Though the new tracks aren’t being released as a standalone EP a la Lady Gaga’s The Fame Monster or Lana Del Rey’s recent Paradise, The Re-Up at least attempts to remedy Roman Reloaded‘s initial mistakes, first and foremost by including—and releasing as a single—the previously recorded “Va Va Voom,” the most obvious successor to Minaj’s crossover hit “Super Bass.” “The Boys” likewise mixes hard and soft, with Minaj’s Daft Punk-inspired flow complemented by an acoustic guitar-accompanied chorus. The best example of the kind of genre tightrope Minaj is capable of walking so well, however, is “Freedom,” which contrasts her trenchant rap verses with a silky pop hook atop an ambient drone and old-school hip-hop loop.

Unfortunately, The Re-Up also solidifies some of Minaj’s biggest liabilities. Her alter ego, Roman Zolanski, thankfully makes himself scarce, but when Minaj declares, “Who do I want to work with? Nobody,” on “Freedom,” the sentiment is borne out by the lackluster slate of guests on hand: Ciara, Cassie, and Lil Wayne, whose appearance on “High School” marks his third overall on the Roman Reloaded project.

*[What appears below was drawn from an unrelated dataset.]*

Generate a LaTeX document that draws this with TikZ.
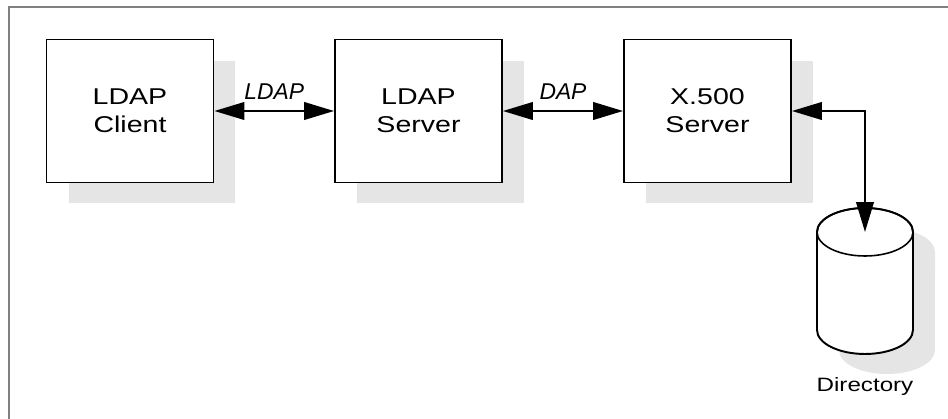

Minaj still has a lazy habit of repeatedly rhyming words with the same exact words, and while today’s rappers rarely seem to be taken to task for employing dated references simply to complete a couplet, Minaj’s nods to Maury Povich on opener “Up in Flames” and Blossom on “I Endorse These Strippers” are less clever than inexcusably archaic. The Re-Up is an indication that Minaj is learning from some of her mistakes, but as long as she keeps comparing herself to Jesus, we probably shouldn’t hold our breath.